5)    Table 1B: what does ClC mean? Ref 20 is on ClC-3, which by now is known to be an endosomal Cl/H exchanger, no Cl channel of the plasma membrane. Therefore, unlike stated at various places in this review, ClC-3 cannot mediate Cl efflux for cell shrinkage. Instead, although ClC-3 briefly was a candidate for the volume-regulated anion channel, its identity has been revealed as LRRC8 proteins (see below). Ref 163 does not show anything on ClC. This part on chloride channels and exchangers is very superficial and unclear. Which CLC was actually shown to play what role in which process?

     We appreciated the informative points raised by the reviewer. The outdated discussion of ClC-3 as a mediator of Cl^– efflux for cell shrinkage has been removed. A new section on volume-regulated anion channels has been added that includes discussion of LRRC8 proteins.

6)    Figure 4D does not make sense, the ion and water flow are mixed up. Water efflux does not parallel ion influx during RVD (possibly Cl in neurons, but then there needs to be efflux of other osmolytes that drives water efflux).

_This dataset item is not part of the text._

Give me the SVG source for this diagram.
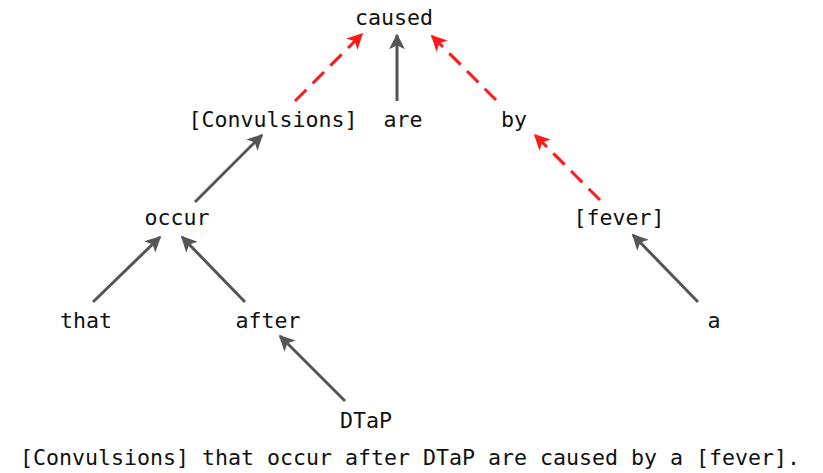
<svg xmlns="http://www.w3.org/2000/svg" width="823" height="473" viewBox="0 0 823 473">
  <style>
    text { font-family: "DejaVu Sans Mono", "Liberation Mono", monospace; font-size: 21.6px; fill: #111; text-anchor: middle; }
    .dep { stroke: #555; stroke-width: 3; fill: none; }
    .key { stroke: #ff1a1a; stroke-width: 3; fill: none; stroke-dasharray: 16 9; }
  </style>
  <defs>
    <marker id="headGray" viewBox="0 0 10 10" refX="9" refY="5" markerWidth="5.3" markerHeight="5.3" markerUnits="strokeWidth" orient="auto">
      <path d="M0,0 L10,5 L0,10 L2.5,5 z" fill="#555"/>
    </marker>
    <marker id="headRed" viewBox="0 0 10 10" refX="9" refY="5" markerWidth="5.3" markerHeight="5.3" markerUnits="strokeWidth" orient="auto">
      <path d="M0,0 L10,5 L0,10 L2.5,5 z" fill="#ff1a1a"/>
    </marker>
  </defs>
  <rect width="823" height="473" fill="#fff"/>

  <g id="connectors">
    <line class="key" x1="295" y1="101" x2="362" y2="34" marker-end="url(#headRed)"/>
    <line class="dep" x1="397" y1="101" x2="397" y2="35" marker-end="url(#headGray)"/>
    <line class="key" x1="496" y1="100" x2="432" y2="36" marker-end="url(#headRed)"/>
    <line class="key" x1="600" y1="200" x2="535" y2="135" marker-end="url(#headRed)"/>
    <line class="dep" x1="195" y1="202" x2="262" y2="135" marker-end="url(#headGray)"/>
    <line class="dep" x1="93" y1="302" x2="160" y2="237" marker-end="url(#headGray)"/>
    <line class="dep" x1="245" y1="302" x2="182" y2="237" marker-end="url(#headGray)"/>
    <line class="dep" x1="345" y1="401" x2="280" y2="336" marker-end="url(#headGray)"/>
    <line class="dep" x1="698" y1="302" x2="633" y2="235" marker-end="url(#headGray)"/>
  </g>

  <g id="caused"><text x="394" y="25">caused</text></g>
  <g id="convulsions"><text x="273" y="127">[Convulsions]</text></g>
  <g id="are"><text x="403" y="127">are</text></g>
  <g id="by"><text x="514" y="127">by</text></g>
  <g id="occur"><text x="177" y="225">occur</text></g>
  <g id="fever"><text x="619" y="225">[fever]</text></g>
  <g id="that"><text x="86" y="328">that</text></g>
  <g id="after"><text x="268" y="328">after</text></g>
  <g id="a"><text x="714" y="328">a</text></g>
  <g id="dtap"><text x="366" y="428">DTaP</text></g>
  <g id="sentence"><text x="410" y="465">[Convulsions] that occur after DTaP are caused by a [fever].</text></g>
</svg>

Again, ref. 20 cannot be used for this.

     We agree that the prior version of this MS included an overly general overview of voltage-gated ion channels, overlapping in part with concepts addressed in a previous review. The former Figure 4 and the corresponding text have been removed from the revised MS. The new version has been edited to focus more concisely on the ion channel classes that are emerging as attractive candidate targets for the development of novel GBM therapeutics.

7)    Line 445: it is not 9 classes of CLCs, but 9 members. They are not all channels, some are exchangers (as the authors themselves state).

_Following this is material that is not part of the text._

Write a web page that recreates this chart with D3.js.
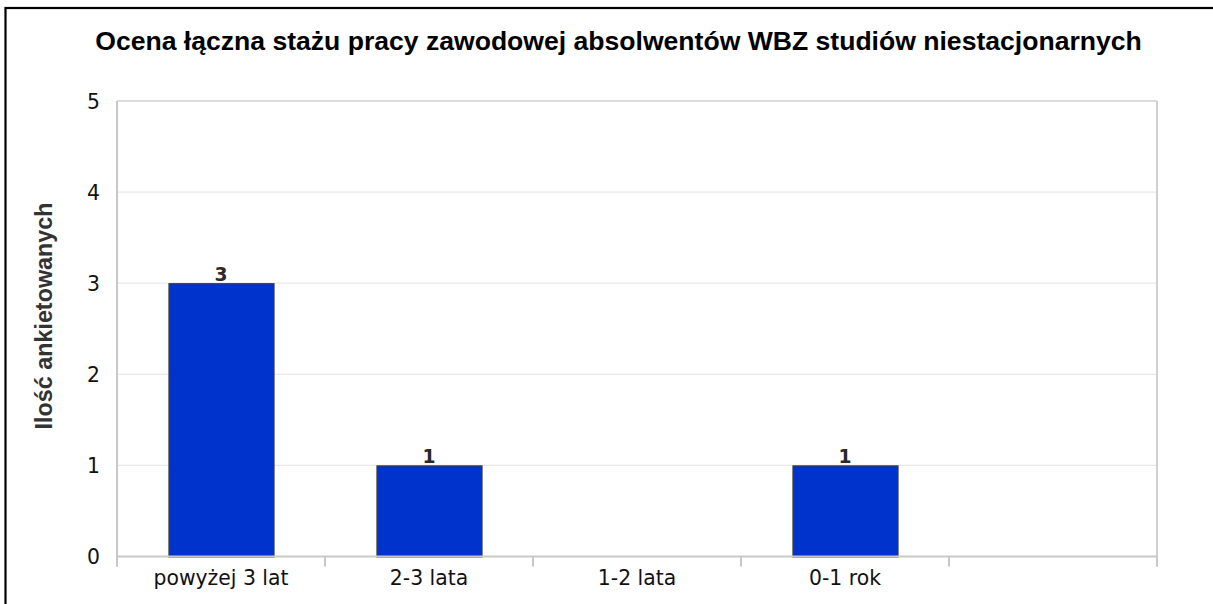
<!DOCTYPE html>
<html><head><meta charset="utf-8">
<script src="https://cdn.jsdelivr.net/npm/d3@7"></script>
<style>body{margin:0;background:#fff}svg{display:block}</style>
</head><body>
<svg id="c" width="1213" height="604"></svg>
<script>
const title = "Ocena łączna stażu pracy zawodowej absolwentów WBZ studiów niestacjonarnych";
const yTitle = "Ilość ankietowanych";
const categories = ["powyżej 3 lat", "2-3 lata", "1-2 lata", "0-1 rok", ""];
const values = [3, 1, 0, 1, null];
const yTicks = [0, 1, 2, 3, 4, 5];

const svg = d3.select("#c");
const m = {left: 117, right: 1157, top: 101, bottom: 556.5};

// outer frame (left & top visible)
svg.append("rect").attr("x", 5.5).attr("y", 8).attr("width", 1240).attr("height", 640)
  .attr("fill", "none").attr("stroke", "#000").attr("stroke-width", 2.2);

const x = d3.scaleBand().domain(d3.range(categories.length)).range([m.left, m.right]).paddingInner(0).paddingOuter(0);
const y = d3.scaleLinear().domain([0, 5]).range([m.bottom, m.top]);

// gridlines
svg.append("g").selectAll("line").data(yTicks.filter(d => d > 0)).join("line")
  .attr("x1", m.left).attr("x2", m.right).attr("y1", d => y(d)).attr("y2", d => y(d))
  .attr("stroke", d => d === 5 ? "#d0d0d0" : "#e8e8e8").attr("stroke-width", d => d === 5 ? 1.5 : 1.2);

// right border
svg.append("line").attr("x1", m.right).attr("x2", m.right).attr("y1", m.top).attr("y2", m.bottom + 10)
  .attr("stroke", "#d0d0d0").attr("stroke-width", 2);

// bars
const bw = x.bandwidth() * 0.505;
const barData = values.map((v, i) => ({v, i})).filter(d => d.v);
svg.append("g").selectAll("rect").data(barData).join("rect")
  .attr("x", d => x(d.i) + (x.bandwidth() - bw) / 2 + 0.5)
  .attr("y", d => y(d.v) + 0.5)
  .attr("width", bw)
  .attr("height", d => y(0) - y(d.v))
  .attr("fill", "#0033cc").attr("stroke", "#3c3c3c").attr("stroke-width", 1.2);

// y axis
const yAxis = d3.axisLeft(y).tickValues(yTicks).tickSize(0).tickPadding(17).tickFormat(d3.format("d"));
const gy = svg.append("g").attr("transform", `translate(${m.left},0)`).call(yAxis);
gy.select(".domain").attr("stroke", "#c8c8c8").attr("stroke-width", 2).attr("d", `M0,${m.top}V${m.bottom + 10}`);
gy.selectAll("text").attr("font-family", "DejaVu Sans").attr("font-size", 15.5).attr("fill", "#111").attr("dy", "0.36em");

// x axis
const xAxis = d3.axisBottom(x).tickSize(0).tickPadding(14).tickFormat(i => categories[i]);
const gx = svg.append("g").attr("transform", `translate(0,${m.bottom})`).call(xAxis);
gx.select(".domain").attr("stroke", "#c8c8c8").attr("stroke-width", 2).attr("d", `M${m.left},0H${m.right}`);
gx.selectAll("text").attr("font-family", "DejaVu Sans").attr("font-size", 15).attr("fill", "#111");
// category boundary ticks
svg.append("g").selectAll("line").data(d3.range(categories.length + 1)).join("line")
  .attr("x1", i => m.left + i * x.bandwidth()).attr("x2", i => m.left + i * x.bandwidth())
  .attr("y1", m.bottom).attr("y2", m.bottom + 10)
  .attr("stroke", "#c8c8c8").attr("stroke-width", 2);

function fit(sel, target) {
  const n = sel.node();
  const fs = parseFloat(sel.attr("font-size"));
  const w = n.getComputedTextLength();
  sel.attr("font-size", fs * target / w);
}
const first = gx.select(".tick text");
const w0 = first.node().getComputedTextLength();
const fs = 15 * 135 / w0;
gx.selectAll("text").attr("font-size", fs);
gy.selectAll("text").attr("font-size", fs);

// value labels
svg.append("g").selectAll("text").data(barData).join("text")
  .attr("x", d => x(d.i) + x.bandwidth() / 2)
  .attr("y", d => y(d.v) - 2)
  .attr("text-anchor", "middle")
  .attr("font-family", "DejaVu Sans").attr("font-weight", "bold")
  .attr("font-size", fs * 0.92).attr("fill", "#2a2a2a")
  .text(d => String(d.v));

// title
const t = svg.append("text").attr("x", 618.5).attr("y", 50).attr("text-anchor", "middle")
  .attr("font-family", "Liberation Sans").attr("font-weight", "bold").attr("font-size", 20).attr("fill", "#000")
  .text(title);
fit(t, 1047);

// y title
const yt = svg.append("text").attr("transform", "translate(52,316) rotate(-90)").attr("text-anchor", "middle")
  .attr("font-family", "Liberation Sans").attr("font-weight", "bold").attr("font-size", 18).attr("fill", "#333")
  .text(yTitle);
fit(yt, 227);
</script>
</body></html>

   The discussion of ClCs has been removed from this review.

8)    Line 448: refs 208-210 don’t fit.

     We regret this error, which has been addressed.

9)    Line 454: CLCs are not the Cl channels important for regulatory volume decrease upon osmotic cell swelling. Those (LRRC8s) were identified in 2014 (Qiu et al, Cell; Voss et al, Science) and have since been confirmed by multiple labs in many functional and structural studies.

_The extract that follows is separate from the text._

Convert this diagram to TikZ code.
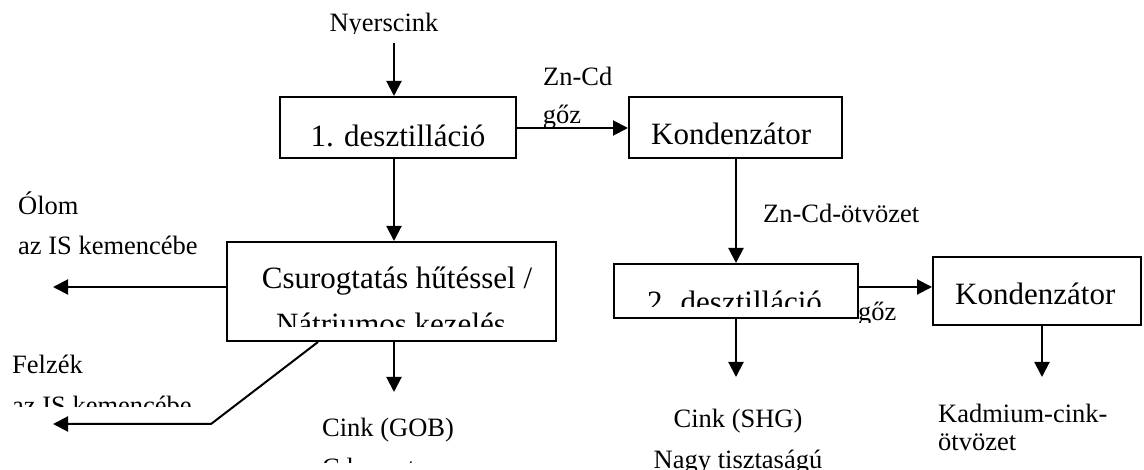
\documentclass[tikz,border=0pt]{standalone}
\usepackage{fontspec}
\setmainfont{Liberation Serif}
\usetikzlibrary{arrows.meta}
\tikzset{
  box/.style={draw, line width=2pt, inner sep=0pt},
  big/.style={font=\fontsize{31}{46}\selectfont, inner sep=0pt},
  small/.style={font=\fontsize{26.5}{40}\selectfont, inner sep=0pt},
  arr/.style={line width=2pt, -{Triangle[length=15pt,width=15pt]}},
  plain/.style={line width=2pt}
}
\begin{document}
\begin{tikzpicture}[x=1pt,y=-1pt]
\useasboundingbox (0,0) rectangle (1144,470);

% process boxes
\node[box, minimum width=236pt, minimum height=61pt] (dest1) at (398,127.5) {};
\node[box, minimum width=213pt, minimum height=61pt] (kond1) at (735.5,127.5) {};
\node[box, minimum width=329pt, minimum height=99pt] (csur) at (391.5,291.5) {};
\node[box, minimum width=244pt, minimum height=54pt] (dest2) at (736,291) {};
\node[box, minimum width=208pt, minimum height=68pt] (kond2) at (1037,291) {};

% box captions
\node[big, anchor=base] (t1) at (398,147) {1. desztilláció};
\node[big, anchor=base west] (tk1) at (651,145) {Kondenzátor};
\node[big, anchor=base west] (tk2) at (955,305) {Kondenzátor};
\begin{scope}
  \clip (230,244) rectangle (553,327);
  \node[big, anchor=base] (tc1) at (397,289) {Csurogtatás hűtéssel /};
  \node[big, anchor=base] (tc2) at (391,335) {Nátriumos kezelés};
\end{scope}
\begin{scope}
  \clip (616,266) rectangle (856,307);
  \node[big, anchor=base] (t2) at (734.5,313) {2. desztilláció};
\end{scope}

% stream labels
\begin{scope}
  \clip (300,0) rectangle (470,34);
  \node[small, anchor=base] (nyer) at (384,32) {Nyerscink};
\end{scope}
\node[small, anchor=base west] (zncd) at (543,86) {Zn-Cd};
\begin{scope}
  \clip (530,100) rectangle (600,126.5);
  \node[small, anchor=base] (goz1) at (562,124) {gőz};
\end{scope}
\node[small, anchor=base west] (znot) at (763,223) {Zn-Cd-ötvözet};
\begin{scope}
  \clip (850,300) rectangle (920,323);
  \node[small, anchor=base west] (goz2) at (858,321) {gőz};
\end{scope}
\node[small, anchor=base west] (olom) at (18,215) {Ólom};
\node[small, anchor=base west] (olomis) at (18,255) {az IS kemencébe};
\node[small, anchor=base west] (felz) at (12,374) {Felzék};
\begin{scope}
  \clip (0,385) rectangle (250,407);
  \node[small, anchor=base west] (felzis) at (12,415) {az IS kemencébe};
\end{scope}
\node[small, anchor=base west] (gob) at (322,436) {Cink (GOB)};
\begin{scope}
  \clip (300,440) rectangle (500,462);
  \node[small, anchor=base west] (cdm) at (322,476) {Cd-mentes};
\end{scope}
\node[small, anchor=base] (shg) at (738,428) {Cink (SHG)};
\node[small, anchor=base] (nagy) at (738,468) {Nagy tisztaságú};
\node[small, anchor=base west] (kad) at (938,423) {Kadmium-cink-};
\node[small, anchor=base west] (otv) at (938,450) {ötvözet};

% helper points
\coordinate (colA) at (394,0);
\coordinate (colB) at (736,0);
\coordinate (nyin) at (394,43);
\coordinate (olomend) at (53,287);
\coordinate (felzstart) at (318,0);
\coordinate (felzbend) at (211,424);
\coordinate (felzend) at (53,424);
\coordinate (gobend) at (394,392);
\coordinate (shgend) at (736,377);
\coordinate (kadend) at (1042,377);

% flows
\draw[arr] (nyin) -- (colA |- dest1.north);
\draw[arr] (dest1.east |- 0,128) -- (kond1.west |- 0,128);
\draw[arr] (colA |- dest1.south) -- (colA |- csur.north);
\draw[arr] (colB |- kond1.south) -- (colB |- dest2.north);
\draw[arr] (csur.west |- 0,287) -- (olomend);
\draw[arr] (colA |- csur.south) -- (gobend);
\draw[arr] (felzstart |- csur.south) -- (felzbend) -- (felzend);
\draw[arr] (colB |- dest2.south) -- (shgend);
\draw[arr] (dest2.east |- 0,287) -- (kond2.west |- 0,287);
\draw[arr] (kond2.south -| kadend) -- (kadend);
\end{tikzpicture}
\end{document}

     New discussion of LRRC8s and VRACs have been added to this review in the context of regulation of cell volume by osmotic gradient control. Out-of-date discussions pertaining to functions of ClCs as regulators of cell volume have been removed.

10) Line 456-457: see above comments on ref 20. This must be reviewed more critically. ClC-3 is not the VRAC (see also below, as this class of channels is lacking in the review).  11) An important class of ion channels that is lacking are volume-regulated anion channels (VRACs) that are formed by LRRC8 proteins (Qiu et al., 2014; Voss et al., 2014). They mediate uptake of certain cytostatics and are involved in apoptosis (Planells-Cases et al., 2015). In addition, there are conflicting reports on their roles in proliferation and cell migration in glioblastoma cells. Rubino et al., Front Oncology 2018 and Wong et al., J Cell Physiol 2018 propose a role in primary GBM, U251 and U87; however, Liu and Stauber, IJMS 2019 find no such effect by knockout in U251 and U87 cells.  

  We appreciated the expert advice in the reviewer's points 10 and 11, and have removed discussion of ClC-3 in volume regulation. Building on the suggested references, we have added interesting details on VRACs and the roles of LRRC8 proteins.

Round 2

Reviewer 3 Report

The authors have addressed all concerns and clearly strengthened and updated the review during the revision.